You can use custom code to prevent overwriting document IDs or IDs that were previously assigned to items that are being copied to SharePoint Server 2010 for the first time. For example, you can suspend all events by calling the DisableEventFiring() method in code before you copy. However, this approach is not advisable in cases where other event receivers need to run and the code exists only to preserve IDs.
SharePoint Server 2010 takes a two-part approach when the document ID service looks up document IDs to provide the best balance of document IDs that work immediately and those that work across broad scopes:
Search. Find an item across any location that belongs to the current search scope. Search generally performs better as a cross-list query. However, search is only as reliable as its last index. Therefore, if an item was added but has not yet been indexed by search, it does not appear in search results. Additionally, if an item was moved since the last time it was indexed by search, then the old (and now broken) URL appears in search results.
Lookup specific to the ID provider. When an item cannot be retrieved by using search (for example, if it has not been indexed yet), SharePoint Server 2010 calls back to the document ID provider and allows it to use its own lookup logic.
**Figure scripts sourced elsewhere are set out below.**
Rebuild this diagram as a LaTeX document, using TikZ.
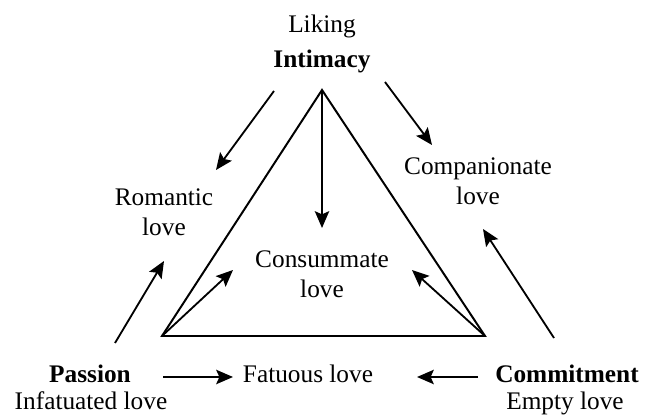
\documentclass[tikz,border=0pt]{standalone}
\usepackage{fontspec}
\setmainfont{Liberation Serif}
\usetikzlibrary{arrows.meta}

\begin{document}
\begin{tikzpicture}[x=0.025cm, y=-0.025cm,
    lbl/.style={font=\fontsize{18}{21}\selectfont, inner sep=0pt, anchor=base},
    arr/.style={line width=1.3pt, -{Stealth[length=4.2mm, width=3.6mm, inset=0.8mm]}}]
    \useasboundingbox (0, 0) rectangle (645, 419);

    % triangle
    \coordinate (top) at (322, 90);
    \coordinate (left) at (162, 336);
    \coordinate (right) at (485, 336);
    \draw[line width=1.4pt, line join=miter] (top) -- (left) -- (right) -- cycle;

    % labels
    \node[lbl] (liking) at (322, 33) {Liking};
    \node[lbl] (intimacy) at (322, 68) {\bfseries Intimacy};
    \node[lbl] (romantic) at (164, 206) {Romantic};
    \node[lbl] (romanticlove) at (164, 236) {love};
    \node[lbl] (companionate) at (478, 175) {Companionate};
    \node[lbl] (companionatelove) at (478, 205) {love};
    \node[lbl] (consummate) at (322, 268) {Consummate};
    \node[lbl] (consummatelove) at (322, 298) {love};
    \node[lbl] (passion) at (90, 383) {\bfseries Passion};
    \node[lbl] (infatuated) at (91, 409) {Infatuated love};
    \node[lbl] (fatuous) at (308, 383) {Fatuous love};
    \node[lbl] (commitment) at (567, 383) {\bfseries Commitment};
    \node[lbl] (empty) at (565, 409) {Empty love};

    % arrow ends
    \coordinate (intL) at (274, 91);
    \coordinate (intR) at (385, 82);
    \coordinate (romEnd) at (216, 170);
    \coordinate (comEnd) at (432, 145);
    \coordinate (conTop) at (322, 228);
    \coordinate (conL) at (233, 270);
    \coordinate (conR) at (412, 270);
    \coordinate (pasUp) at (115, 343);
    \coordinate (romLow) at (164, 261);
    \coordinate (comUp) at (554, 338);
    \coordinate (comLow) at (483, 229);
    \coordinate (pasR) at (163, 377);
    \coordinate (fatL) at (233, 377);
    \coordinate (comL) at (478, 377);
    \coordinate (fatR) at (417, 377);

    \draw[arr] (intL) -- (romEnd);
    \draw[arr] (intR) -- (comEnd);
    \draw[arr] (top) -- (conTop);
    \draw[arr] (left) -- (conL);
    \draw[arr] (right) -- (conR);
    \draw[arr] (pasUp) -- (romLow);
    \draw[arr] (comUp) -- (comLow);
    \draw[arr] (pasR) -- (fatL);
    \draw[arr] (comL) -- (fatR);
\end{tikzpicture}
\end{document}
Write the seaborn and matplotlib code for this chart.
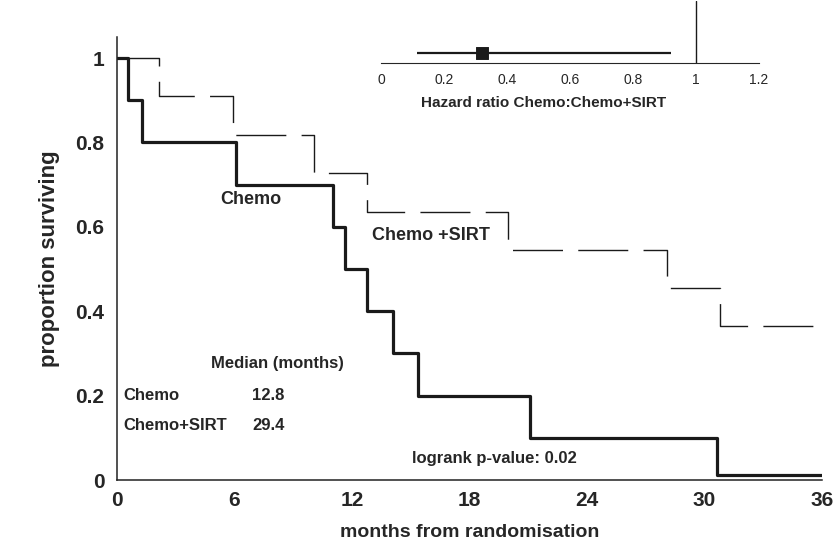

This enables providers who want to use IDs that work before search indexing is run on the last items to look them up. The provider determines whether to perform lookups in this way and what the most effective logic is for doing so.
You can use custom providers to assign document IDs to items. In some organizations, specific item metadata drives how IDs are assigned. This helps ensure that the ID conveys information about the item.
SharePoint Server 2010 supports using custom code plug-ins to provision document IDs. You can author your own custom providers by implementing a class that derives from the IIDProvider interface and then deploying and registering that provider in each site collection. After a custom provider is registered, the document ID service uses the custom provider instead of the default provider.